Question: Can someone simplify this for me? In 2001, Motorola generated sales of $31,191M with 111,000 employees for a productivity of $0.27M per employee. In contrast,

Can someone simplify this for me?

In 2001, Motorola generated sales of $31,191M with 111,000 employees for a productivity of $0.27M per employee. In contrast, Nokia generated sales of $27,645M with just 53,800 employees, for a productivity of $0.53M per employee - nearly double the productivity of Motorola. Clearly, Motorola has significant costs associated with its level of employment that are not being returned in sales. This is interesting because Motorola, as observed earlier, also has poor fixed asset use in addition to this effective and/or efficient use of human assets.
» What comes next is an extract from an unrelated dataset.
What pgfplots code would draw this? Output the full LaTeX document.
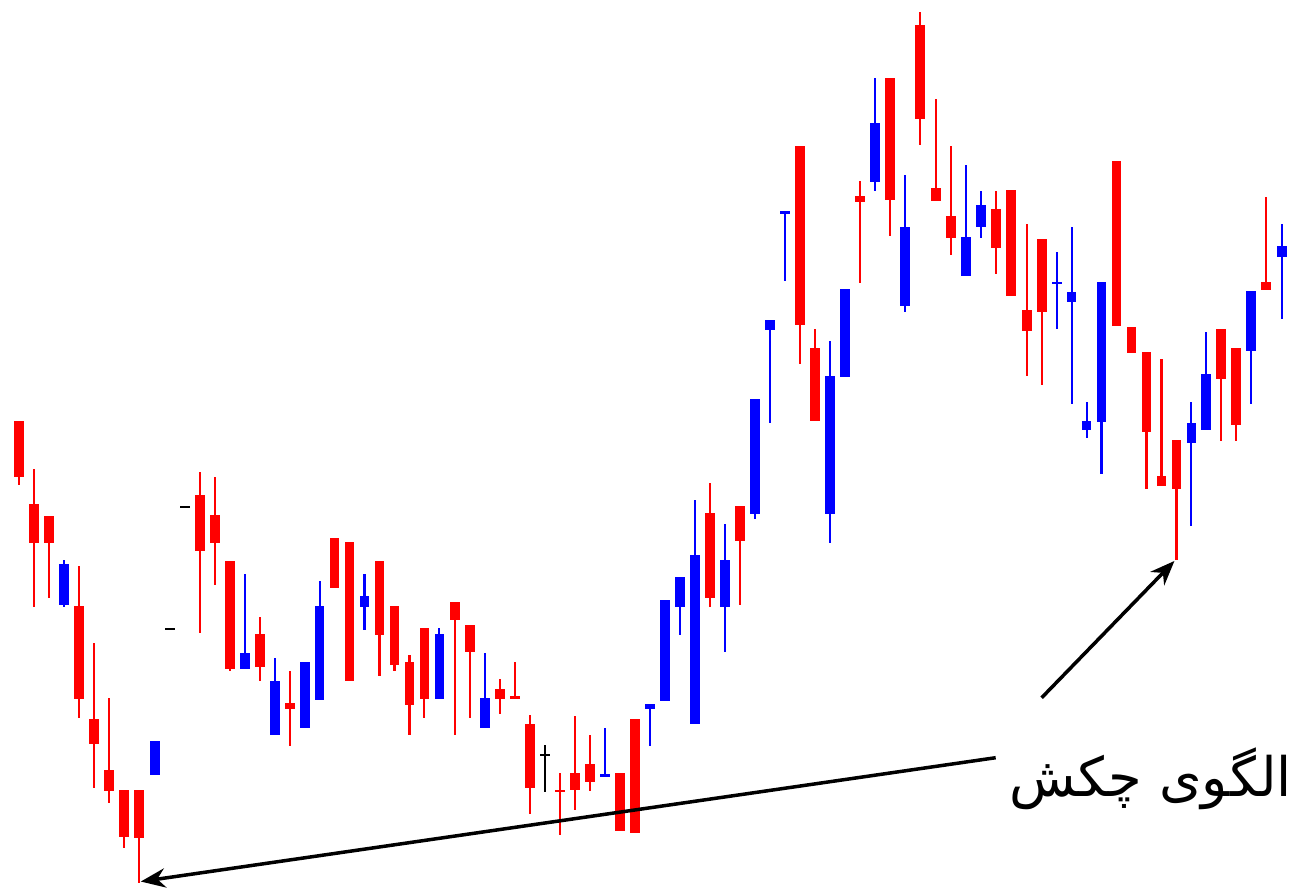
\documentclass[border=0pt]{standalone}
\usepackage{pgfplots}
\usepackage{pgfplotstable}
\pgfplotsset{compat=1.18}
\usetikzlibrary{arrows.meta}
\usepackage{fontspec}
\newfontfamily\arabicfont[Script=Arabic]{DejaVu Sans}
\TeXXeTstate=1

% candles in image pixels: x, wick top/bottom, body top/bottom (y grows downward)
\pgfplotstableread{
x hi lo bt bb
19 418 482 418 474
34 466 604 501 540
49 513 595 513 540
79 563 715 603 696
94 640 785 716 741
109 695 800 767 788
124 787 845 787 834
139 787 880 787 835
200 469 630 492 548
215 474 582 512 540
230 558 668 558 666
260 614 678 631 664
290 668 743 700 706
335 535 585 535 585
350 539 678 539 678
380 558 673 558 632
395 603 668 603 662
410 652 732 659 702
425 625 715 625 696
456 599 732 599 617
471 622 715 622 649
501 676 711 686 696
516 659 696 693 696
531 712 811 721 785
561 770 832 787 789
576 713 807 770 787
591 732 788 761 779
621 770 828 770 828
636 716 830 716 830
711 480 604 510 595
741 503 602 503 538
801 142 361 142 322
816 326 418 345 418
861 178 280 193 199
891 74 233 74 197
921 8 141 21 115
937 95 198 185 198
952 142 252 213 235
997 188 271 206 245
1012 187 293 187 293
1028 221 373 307 328
1043 236 382 236 309
1118 158 323 158 323
1133 324 350 324 350
1148 349 486 349 429
1163 356 483 473 483
1178 437 557 437 486
1223 326 438 326 376
1238 345 438 345 422
1268 194 287 279 287
}\redcandles

\pgfplotstableread{
x hi lo bt bb
64 557 604 561 602
155 738 772 738 772
245 571 666 650 666
275 655 732 678 732
305 659 725 659 725
320 578 697 603 697
365 571 627 593 604
440 625 696 631 696
486 650 725 695 725
606 725 774 771 774
651 701 743 701 706
666 597 698 597 698
681 574 632 574 604
696 497 721 552 721
726 521 649 557 604
756 396 516 396 511
771 317 420 317 327
786 208 278 208 211
831 338 540 373 511
846 286 374 286 374
876 74 188 119 179
906 172 309 224 303
967 162 273 234 273
982 188 235 202 224
1058 249 326 279 281
1073 224 401 289 299
1088 399 435 418 427
1103 279 471 279 419
1193 399 523 420 440
1208 329 427 371 427
1253 288 401 288 348
1284 221 316 243 254
}\bluecandles

\pgfplotstableread{
x hi lo bt bb
170 626 626 625 627
185 504 504 503 505
546 742 789 751 753
}\blackcandles

\pgfplotsset{
  wick/.style={draw=none, mark=none, forget plot,
    error bars/.cd, y dir=both, y explicit, error mark=none,
    error bar style={draw=#1, solid, line width=0.6pt}},
  body/.style={draw=none, mark=none, forget plot,
    error bars/.cd, y dir=both, y explicit, error mark=none,
    error bar style={draw=#1, solid, line width=2.8pt}},
}

\begin{document}
\begin{tikzpicture}
\begin{axis}[
    width=12.94cm, height=8.87cm, scale only axis,
    xmin=0, xmax=1294, ymin=0, ymax=887,
    y dir=reverse,
    hide axis,
    clip=false,
]
\path (axis cs:0,0) rectangle (axis cs:1294,887);

\addplot[wick=red] table[x=x, y expr=(\thisrow{hi}+\thisrow{lo})/2,
  y error expr=(\thisrow{lo}-\thisrow{hi})/2] {\redcandles};
\addplot[body=red] table[x=x, y expr=(\thisrow{bt}+\thisrow{bb})/2,
  y error expr=(\thisrow{bb}-\thisrow{bt})/2] {\redcandles};
\addplot[wick=blue] table[x=x, y expr=(\thisrow{hi}+\thisrow{lo})/2,
  y error expr=(\thisrow{lo}-\thisrow{hi})/2] {\bluecandles};
\addplot[body=blue] table[x=x, y expr=(\thisrow{bt}+\thisrow{bb})/2,
  y error expr=(\thisrow{bb}-\thisrow{bt})/2] {\bluecandles};
\addplot[wick=black] table[x=x, y expr=(\thisrow{hi}+\thisrow{lo})/2,
  y error expr=(\thisrow{lo}-\thisrow{hi})/2] {\blackcandles};
\addplot[body=black] table[x=x, y expr=(\thisrow{bt}+\thisrow{bb})/2,
  y error expr=(\thisrow{bb}-\thisrow{bt})/2] {\blackcandles};

% annotations
\draw[line width=1pt, -{Stealth[length=7pt,width=5.5pt]}]
  (axis cs:997,755) -- (axis cs:141,879);
\draw[line width=1pt, -{Stealth[length=7pt,width=5.5pt]}]
  (axis cs:1043,695) -- (axis cs:1176,558);
\node[anchor=center, inner sep=0pt] at (axis cs:1152,776)
  {\fontsize{15.5}{18}\arabicfont\beginR الگوی چکش\endR};
\end{axis}
\end{tikzpicture}
\end{document}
Perhaps contributing to the poor fixed and indirect cost structure is that Motorola has elements of being a conglomerate that most of the other firms in the industry do not have. Motorola is involved in diverse business segments - telecommunications, semiconductors, automotive components, and batteries, to name a few - and must evaluate whether the administrative and infrastructure costs of managing these diverse segments are less than the benefits of having the segments under one corporate umbrella. It is not obvious that the diverse business segments within Motorola are being used synergistically to increase overall value. If there are not synergies between the business segments, Motorola shareholders should prefer that Motorola divest the segments as investors can diversify their portfolios more efficiently than Motorola can. Most of the other firms in the industry do not have to absorb the costs associated with managing such diverse business activities.